====== Material provided ======

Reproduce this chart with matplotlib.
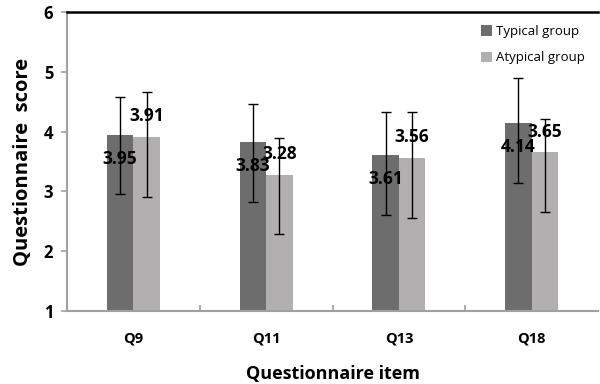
import matplotlib
matplotlib.use("Agg")
import matplotlib.pyplot as plt
import numpy as np

categories = ["Q9", "Q11", "Q13", "Q18"]
typical = [3.95, 3.83, 3.61, 4.14]
atypical = [3.91, 3.28, 3.56, 3.65]
typical_upper = [4.58, 4.46, 4.32, 4.90]
typical_lower = [2.95, 2.83, 2.61, 3.14]
atypical_upper = [4.66, 3.90, 4.32, 4.21]
atypical_lower = [2.91, 2.28, 2.56, 2.65]

plt.rcParams['font.family'] = ['Open Sans', 'DejaVu Sans']

fig = plt.figure(figsize=(6, 3.84), dpi=100)
ax = fig.add_axes([0.1117, 0.19, 0.885, 0.779])

x = np.arange(len(categories))
w = 0.2
dark = "#6d6d6d"
light = "#b1afaf"

t = np.array(typical); a = np.array(atypical)
terr = [t - np.array(typical_lower), np.array(typical_upper) - t]
aerr = [a - np.array(atypical_lower), np.array(atypical_upper) - a]

ax.bar(x - w/2, t - 1, w, bottom=1, color=dark, label="Typical group", zorder=2)
ax.bar(x + w/2, a - 1, w, bottom=1, color=light, label="Atypical group", zorder=2)
ax.errorbar(x - w/2, t, yerr=terr, fmt='none', ecolor='black', elinewidth=1, capsize=3.5, capthick=1, zorder=3)
ax.errorbar(x + w/2, a, yerr=aerr, fmt='none', ecolor='black', elinewidth=1, capsize=3.5, capthick=1, zorder=3)

for xi, v in zip(x - w/2, t):
    ax.annotate(f"{v:.2f}", (xi, v), xytext=(0, -17.5), textcoords='offset points',
                ha='center', va='center', fontsize=12.5, fontweight='bold', zorder=4)
for xi, v in zip(x + w/2, a):
    ax.annotate(f"{v:.2f}", (xi, v), xytext=(0, 15), textcoords='offset points',
                ha='center', va='center', fontsize=12.5, fontweight='bold', zorder=4)

ax.set_xlim(-0.5, 3.5)
ax.set_ylim(1, 6)
ax.set_yticks([1, 2, 3, 4, 5, 6])
ax.set_xticks(x)
ax.set_xticklabels(categories)
ax.set_xticks([0.5, 1.5, 2.5], minor=True)
ax.tick_params(axis='x', which='major', length=0, labelsize=10.5, pad=15)
ax.tick_params(axis='x', which='minor', direction='in', length=4, color='#a0a0a0', width=1.2)
ax.tick_params(axis='y', direction='out', length=4, color='#a0a0a0', width=1.2, labelsize=12, pad=6)
for lbl in ax.get_xticklabels() + ax.get_yticklabels():
    lbl.set_fontweight('bold')

ax.spines['left'].set_color('#a0a0a0')
ax.spines['left'].set_linewidth(1.5)
ax.spines['bottom'].set_color('#a0a0a0')
ax.spines['bottom'].set_linewidth(1.5)
ax.spines['top'].set_color('black')
ax.spines['top'].set_linewidth(1.8)
ax.spines['right'].set_visible(False)

ax.set_xlabel("Questionnaire item", fontsize=13, fontweight='bold', labelpad=14)
ax.set_ylabel("Questionnaire  score", fontsize=14.5, fontweight='bold', labelpad=8)

leg = ax.legend(loc='upper right', bbox_to_anchor=(1.0, 1.0), frameon=False, fontsize=9.5,
                handlelength=0.8, handleheight=0.8, handletextpad=0.3, labelspacing=1.0,
                borderaxespad=0.6)

fig.savefig("out.png", dpi=100)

======

• Problem to work on: Write out every line above exactly as it is, leaving out the pictures.

• Solution to this task:
Reproduce this chart with matplotlib.
import matplotlib
matplotlib.use("Agg")
import matplotlib.pyplot as plt
import numpy as np

categories = ["Q9", "Q11", "Q13", "Q18"]
typical = [3.95, 3.83, 3.61, 4.14]
atypical = [3.91, 3.28, 3.56, 3.65]
typical_upper = [4.58, 4.46, 4.32, 4.90]
typical_lower = [2.95, 2.83, 2.61, 3.14]
atypical_upper = [4.66, 3.90, 4.32, 4.21]
atypical_lower = [2.91, 2.28, 2.56, 2.65]

plt.rcParams['font.family'] = ['Open Sans', 'DejaVu Sans']

fig = plt.figure(figsize=(6, 3.84), dpi=100)
ax = fig.add_axes([0.1117, 0.19, 0.885, 0.779])

x = np.arange(len(categories))
w = 0.2
dark = "#6d6d6d"
light = "#b1afaf"

t = np.array(typical); a = np.array(atypical)
terr = [t - np.array(typical_lower), np.array(typical_upper) - t]
aerr = [a - np.array(atypical_lower), np.array(atypical_upper) - a]

ax.bar(x - w/2, t - 1, w, bottom=1, color=dark, label="Typical group", zorder=2)
ax.bar(x + w/2, a - 1, w, bottom=1, color=light, label="Atypical group", zorder=2)
ax.errorbar(x - w/2, t, yerr=terr, fmt='none', ecolor='black', elinewidth=1, capsize=3.5, capthick=1, zorder=3)
ax.errorbar(x + w/2, a, yerr=aerr, fmt='none', ecolor='black', elinewidth=1, capsize=3.5, capthick=1, zorder=3)

for xi, v in zip(x - w/2, t):
    ax.annotate(f"{v:.2f}", (xi, v), xytext=(0, -17.5), textcoords='offset points',
                ha='center', va='center', fontsize=12.5, fontweight='bold', zorder=4)
for xi, v in zip(x + w/2, a):
    ax.annotate(f"{v:.2f}", (xi, v), xytext=(0, 15), textcoords='offset points',
                ha='center', va='center', fontsize=12.5, fontweight='bold', zorder=4)

ax.set_xlim(-0.5, 3.5)
ax.set_ylim(1, 6)
ax.set_yticks([1, 2, 3, 4, 5, 6])
ax.set_xticks(x)
ax.set_xticklabels(categories)
ax.set_xticks([0.5, 1.5, 2.5], minor=True)
ax.tick_params(axis='x', which='major', length=0, labelsize=10.5, pad=15)
ax.tick_params(axis='x', which='minor', direction='in', length=4, color='#a0a0a0', width=1.2)
ax.tick_params(axis='y', direction='out', length=4, color='#a0a0a0', width=1.2, labelsize=12, pad=6)
for lbl in ax.get_xticklabels() + ax.get_yticklabels():
    lbl.set_fontweight('bold')

ax.spines['left'].set_color('#a0a0a0')
ax.spines['left'].set_linewidth(1.5)
ax.spines['bottom'].set_color('#a0a0a0')
ax.spines['bottom'].set_linewidth(1.5)
ax.spines['top'].set_color('black')
ax.spines['top'].set_linewidth(1.8)
ax.spines['right'].set_visible(False)

ax.set_xlabel("Questionnaire item", fontsize=13, fontweight='bold', labelpad=14)
ax.set_ylabel("Questionnaire  score", fontsize=14.5, fontweight='bold', labelpad=8)

leg = ax.legend(loc='upper right', bbox_to_anchor=(1.0, 1.0), frameon=False, fontsize=9.5,
                handlelength=0.8, handleheight=0.8, handletextpad=0.3, labelspacing=1.0,
                borderaxespad=0.6)

fig.savefig("out.png", dpi=100)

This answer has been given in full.